The warmth has finally arrived. So while the weather is still moderate before summer sets in, it’s time to take advantage of some family time outside. There are plenty of activities you can engage in with these last few weeks of spring, but how about trying something new?
Here are a few ideas for some spring family outdoor time.
While your littlest family members might not quite be up for a round of golf on a full-on course, a miniature golf course might be just the ticket to not only gear them up for a future on the links, but also to get the whole family outside for an hour or two. Not only does it give them the opportunity to hone some skills with aim and precision, but it keeps your blood flowing from the walking (and the adrenaline rush of anticipation for that big round-winning putt).
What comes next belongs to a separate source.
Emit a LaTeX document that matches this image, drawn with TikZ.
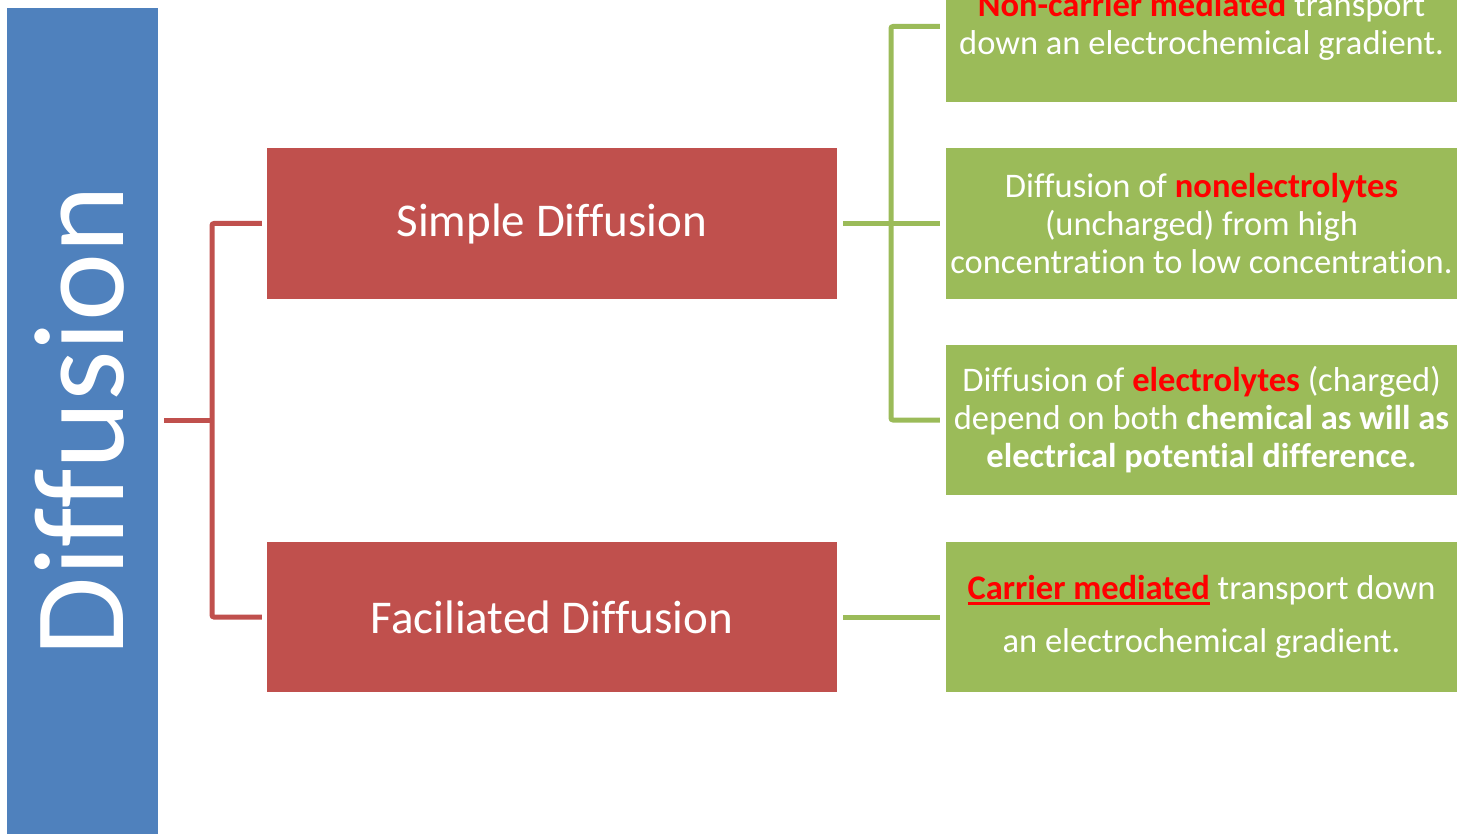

With spring comes plenty of opportunities for cleaning and other chores. But how do you get your youngest family members excited about getting these tasks accomplished? It’s all about gamification. Need the car to get washed? Make it a contest between two of your children to see who can get their half of the car cleanest. Need to get your garden planted? Have your kids make their own markers for the garden and then set a regular time each week to check on and track the progress of their plants. It’s all about finding fun ways to teach your children good habits they can take into adulthood.
Why not take advantage of our very windy state? Flying a kite is a great way to engage your whole family in a deceptively active pastime. Find a field or park where you can avoid trees and power lines and give it a go. You can even make it a bit competitive, if you like. It’s estimated that you burn about 100 calories from kite-flying for approximately 22 minutes, so even the parents can get a little bit of a workout out of the deal.
Getting some outdoors time in doesn’t just have to be about exercise. In fact, there are other ways you can instill some positive habits in your kids during the springtime. It’s a prime time, in fact, to bring the family to a farmer’s market or two. Use the opportunity to take in some fresh air and teach your children how to pick out fruits and vegetables and get them excited about eating healthily. If they get to pick out their own, they’re more apt to giving them a try when you serve them later.